Cadences and Artifacts
The specific artifacts and cadences that keep alignment healthy are worth naming explicitly, because alignment degrades without them:
Weekly: A brief sync between each product-engineering pair to surface blockers, flag scope questions, and calibrate on upcoming priorities. This meeting should be short (fifteen to twenty minutes) and focused; if it routinely runs over, there’s a structural issue that a longer meeting won’t fix.
Bi-weekly: The EPD managers sync. Cross-team alignment gets maintained here, because individual product-engineering pairs optimize their own seam but can’t see where their team’s priorities conflict with another team’s.
Quarterly: Joint planning sessions where product roadmap and technical health priorities are negotiated together, producing the capacity allocation framework. This is deliberately uncomfortable: it’s the conversation where tradeoffs become explicit rather than implicit, and both sides leave with something they didn’t get.
Per-feature: Co-authored PRDs and joint feasibility assessments, as described above. These aren’t standing meetings; they’re triggered by the work itself and should be lightweight enough to avoid becoming bureaucratic overhead.

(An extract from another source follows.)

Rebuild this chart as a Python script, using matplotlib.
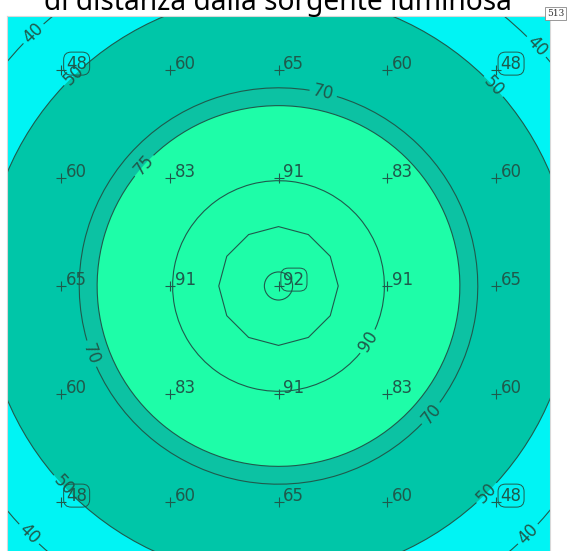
import numpy as np
import matplotlib
matplotlib.use('Agg')
import matplotlib.pyplot as plt
from matplotlib.patches import Circle, Arc, RegularPolygon

# calculation points (m) and illuminance (lux)
grid_x = [1, 3, 5, 7, 9]
grid_y = [9, 7, 5, 3, 1]
grid_lux = [[48, 60, 65, 60, 48],
            [60, 83, 91, 83, 60],
            [65, 91, 92, 91, 65],
            [60, 83, 91, 83, 60],
            [48, 60, 65, 60, 48]]

# iso-lux lines: level and distance from the light source (m)
iso_levels = [40, 50, 70, 75, 90, 92]
iso_radius = [6.5, 5.42, 3.67, 3.34, 1.95, 0.26]
poly_level_radius = 1.1   # 12-sided line around the source
# where each line carries its label (deg around the source)
iso_label_angles = {40: [134, 43, -135, -45],
                    50: [134, 43, -137, -45],
                    70: [77, 200, -40],
                    75: [138],
                    90: [-32]}

source = (5, 5)
room = (10, 10)

c_out = '#00f4f4'
c_mid = '#00c6a8'
c_ring = '#0cc2a3'
c_in = '#1efda8'
c_line = '#1f5a4c'

fig = plt.figure(figsize=(5.71, 5.51), dpi=100)
ax = fig.add_axes([7/571, -5/551, 543/571, 540/551])
ax.set_xlim(0, room[0])
ax.set_ylim(0, room[1])
ax.set_facecolor(c_out)
ax.set_xticks([])
ax.set_yticks([])
for s in ax.spines.values():
    s.set_color('#d8d8d8')
    s.set_linewidth(0.8)

r = dict(zip(iso_levels, iso_radius))
ax.add_patch(Circle(source, r[50], color=c_mid, lw=0))
ax.add_patch(Circle(source, r[70], color=c_ring, lw=0))
ax.add_patch(Circle(source, r[75], color=c_in, lw=0))

lab_font = dict(fontsize=12, color=c_line, family='DejaVu Sans')
px_per_m = 54.2

for lev in iso_levels:
    rad = r[lev]
    angs = iso_label_angles.get(lev, [])
    if not angs:
        ax.add_patch(Circle(source, rad, fill=False, ec=c_line, lw=0.8))
        continue
    gap = np.degrees(14 / (rad * px_per_m))
    a = sorted(x % 360 for x in angs)
    for i, a0 in enumerate(a):
        a1 = a[(i + 1) % len(a)]
        if a1 <= a0:
            a1 += 360
        ax.add_patch(Arc(source, 2 * rad, 2 * rad, theta1=a0 + gap,
                         theta2=a1 - gap, ec=c_line, lw=0.8))
    for ang in a:
        t = np.radians(ang)
        rot = (ang - 90) % 180
        if rot > 90:
            rot -= 180
        ax.text(source[0] + rad * np.cos(t), source[1] + rad * np.sin(t),
                str(lev), rotation=rot, rotation_mode='anchor',
                ha='center', va='center', **lab_font)

ax.add_patch(RegularPolygon(source, numVertices=12, radius=poly_level_radius,
                            orientation=0, fill=False, ec=c_line, lw=0.8))

vals = np.array(grid_lux)
vmin, vmax = vals.min(), vals.max()
for j, yy in enumerate(grid_y):
    for i, xx in enumerate(grid_x):
        v = grid_lux[j][i]
        ax.plot(xx, yy, marker='+', ms=7, mew=0.8, color=c_line)
        box = None
        if v == vmin or v == vmax:
            box = dict(boxstyle='round,pad=0.15,rounding_size=0.45',
                       fc='none', ec=c_line, lw=0.7)
        ax.annotate(str(v), (xx, yy), xytext=(3.5, 1), textcoords='offset points',
                    ha='left', va='baseline', bbox=box, **lab_font)

fig.text(278 / 571, 1 - 10 / 551, 'di distanza dalla sorgente luminosa',
         ha='center', va='baseline', fontsize=20.3, family='Noto Sans', color='black')
fig.text(555.5 / 571, 1 - 13.5 / 551, '513', ha='center', va='center',
         fontsize=6.5, family='DejaVu Serif', color='#333333',
         bbox=dict(boxstyle='square,pad=0.2', fc='white', ec='#888888', lw=0.6))

fig.savefig('out.png', dpi=100)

Post-launch: Joint retrospectives that examine both the product outcome and the cross-functional process. The product-only retro asks “did we build the right thing?” The engineering-only retro asks “did we build it well?” The joint retro asks “did we build it well together?”, and that third question is the one that improves alignment over time.
Alignment Is Maintenance
The persistent temptation is to treat product-engineering alignment as a problem to solve: implement the right framework, run the right offsites, establish the right cadences, and alignment is achieved. In practice, alignment is a maintenance task. The seams between functions are under constant pressure from shipping deadlines, market shifts, personnel changes, and the natural drift that occurs when people work in different contexts with different incentive structures.
Alignment at the seams degrades the moment you stop maintaining it, because it was never a project with a completion date.

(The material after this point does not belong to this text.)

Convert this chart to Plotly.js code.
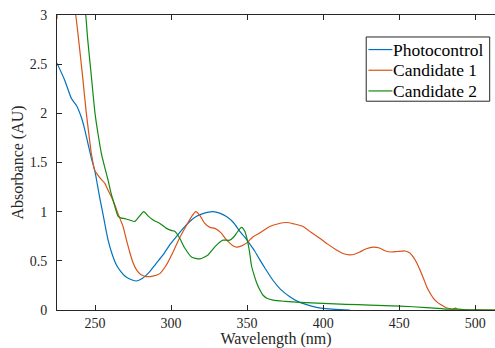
<!DOCTYPE html>
<html>
<head>
<meta charset="utf-8">
<script src="https://cdn.plot.ly/plotly-3.0.1.min.js"></script>
<style>html,body{margin:0;padding:0;background:#fff;}#chart{width:495px;height:348px;}</style>
</head>
<body>
<div id="chart"></div>
<script>
const seriesNames = ["Photocontrol", "Candidate 1", "Candidate 2"];

const photoX = [225,230,234.5,237.8,241,243,245.4,247.5,249.8,251.5,253,254.8,256.4,258.6,261,264,267,270,272.8,277.2,281,286,290,294.7,299,303.5,308,312.3,316.5,321,327.6,332,336.4,341,345.2,348.5,351.8,355,358,362,367.1,372,378.1,383.5,389.1,395,400,408,417.6];
const photoY = [2.51,2.34,2.15,2.08,1.96,1.85,1.69,1.55,1.42,1.28,1.15,1.01,0.88,0.71,0.58,0.46,0.39,0.34,0.315,0.295,0.32,0.39,0.47,0.56,0.66,0.745,0.83,0.90,0.95,0.98,1.0,0.985,0.95,0.89,0.80,0.74,0.67,0.60,0.52,0.42,0.30,0.21,0.135,0.085,0.055,0.03,0.017,0.006,0.0];

const cand1X = [225,226,236,237.3,240,242,244.3,246.5,247.6,249.8,252,254,256.4,258.5,260.8,263,265.1,268.4,270.7,272.8,275,277.2,280,283.8,288,292.6,297,301.3,305.5,310.1,313.5,316.3,319,322.2,325.5,328.8,333.2,336,338.6,341,343,346,349.6,354,358,364.9,370,375.9,381,386.8,392,397.8,403,408.8,413,417.6,421,424.1,428,432.9,437,441,445,449,453.8,457,459.2,461.5,463.6,466,468,470,472.4,475,477.9,480.5,483.4,487,495,505,513];
const cand1Y = [2.96,3.1,3.1,3.0,2.64,2.35,2.0,1.72,1.59,1.42,1.37,1.33,1.29,1.22,1.15,1.07,0.98,0.85,0.71,0.59,0.48,0.41,0.36,0.34,0.345,0.37,0.46,0.59,0.73,0.86,0.95,1.0,0.96,0.88,0.84,0.83,0.78,0.72,0.68,0.65,0.64,0.65,0.68,0.745,0.78,0.85,0.875,0.89,0.875,0.85,0.79,0.73,0.67,0.61,0.575,0.56,0.57,0.59,0.62,0.64,0.63,0.60,0.59,0.595,0.60,0.58,0.54,0.48,0.41,0.32,0.24,0.18,0.12,0.08,0.05,0.025,0.013,0.005,0.0,0.0,0.0];

const cand2X = [243,243.9,245.2,247.2,250,252,254.2,256.4,258.6,260.2,261.8,263.5,265.1,267.4,269.5,272.8,276.1,279,282,285,288.2,292.6,297,300,302.4,305.7,309,313.4,318.9,324.3,327,329.9,332,334.2,338.6,341,343,346.3,348.5,350,351.5,352.9,354.5,356.2,358.5,360.5,363,367.1,375,384.7,400,415,430.7,450.4,468,478,483.4,486,487,488,492,500,513];
const cand2Y = [3.1,3.0,2.75,2.44,2.0,1.79,1.59,1.45,1.32,1.21,1.12,1.03,0.955,0.935,0.93,0.915,0.90,0.95,1.0,0.955,0.915,0.88,0.83,0.81,0.80,0.73,0.63,0.54,0.52,0.56,0.61,0.66,0.69,0.71,0.71,0.74,0.78,0.84,0.80,0.72,0.60,0.45,0.36,0.28,0.20,0.15,0.12,0.10,0.088,0.078,0.068,0.058,0.05,0.04,0.025,0.013,0.008,0.012,0.02,0.012,0.005,0.002,0.0];

const xTicks = [250,300,350,400,450,500];
const yTicks = [0,0.5,1,1.5,2,2.5,3];
const yTickText = ["0","0.5","1","1.5","2","2.5","3"];

const colors = ["#0072BD", "#D95319", "#128a12"];
const serif = "Liberation Serif";

const traces = [
  {x: photoX, y: photoY},
  {x: cand1X, y: cand1Y},
  {x: cand2X, y: cand2Y}
].map((t, i) => Object.assign(t, {
  name: seriesNames[i],
  type: "scatter", mode: "lines",
  line: {color: colors[i], width: 1.2, shape: "spline", smoothing: 0.6},
  showlegend: false
}));

// Legend box drawn in paper coordinates (layout only)
const plotL = 57.3, plotW = 437.7, plotT = 14.7, plotH = 295.3;
const px = v => (v - plotL) / plotW;
const py = v => (plotT + plotH - v) / plotH;
const legRows = [49.3, 70, 90.7];

const shapes = [{
  type: "rect", xref: "paper", yref: "paper",
  x0: px(366.3), x1: px(489.7), y0: py(101), y1: py(36.7),
  line: {color: "#262626", width: 1}, fillcolor: "#ffffff", layer: "above"
}];
const annotations = [];
seriesNames.forEach((name, i) => {
  shapes.push({
    type: "line", xref: "paper", yref: "paper",
    x0: px(368.5), x1: px(392.5), y0: py(legRows[i]), y1: py(legRows[i]),
    line: {color: colors[i], width: 1.2}, layer: "above"
  });
  annotations.push({
    text: name, xref: "paper", yref: "paper",
    x: px(392), y: py(legRows[i]), xanchor: "left", yanchor: "middle",
    showarrow: false, borderpad: 0,
    font: {family: serif, size: 17.5, color: "#000000"}
  });
});

const axisCommon = {
  showgrid: false, zeroline: false, showline: true,
  linecolor: "#262626", linewidth: 1,
  ticks: "inside", ticklen: 5, tickwidth: 1, tickcolor: "#262626",
  tickfont: {family: serif, size: 14, color: "#262626"}
};

const layout = {
  width: 495, height: 348,
  font: {family: serif},
  margin: {l: plotL, r: 0, t: plotT, b: 38, pad: 0},
  paper_bgcolor: "#ffffff", plot_bgcolor: "#ffffff",
  showlegend: false,
  shapes: shapes,
  annotations: annotations,
  xaxis: Object.assign({}, axisCommon, {
    range: [225, 513], tickvals: xTicks, mirror: "ticks",
    title: {text: "Wavelength (nm)", font: {family: serif, size: 16, color: "#262626"}, standoff: 4}
  }),
  yaxis: Object.assign({}, axisCommon, {
    range: [0, 3], tickvals: yTicks, ticktext: yTickText, mirror: false,
    ticklabelstandoff: 6,
    title: {text: "Absorbance (AU)", font: {family: serif, size: 16, color: "#262626"}, standoff: 2}
  })
};

Plotly.newPlot("chart", traces, layout, {displayModeBar: false, staticPlot: true});
</script>
</body>
</html>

The frameworks I’ve described (capacity allocation, co-authored artifacts, shared retros, escalation tiers, rotating pairs) are maintenance practices, and they degrade the moment you stop doing them. They need periodic recalibration as the org grows and the product evolves. The seams between product and engineering exist for good reasons, because specialization creates value, and eliminating them would mean eliminating the specialization. What matters is making those seams visible, monitored, and actively maintained, so that the small misalignments inevitable in any cross-functional organization get caught and corrected before they compound into the kind of dysfunction where product and engineering are barely on speaking terms and everything ships late because the handoffs are broken.
The organizations that treat alignment at the seams as ongoing maintenance rather than a one-time fix are the ones that ship together instead of shipping past each other.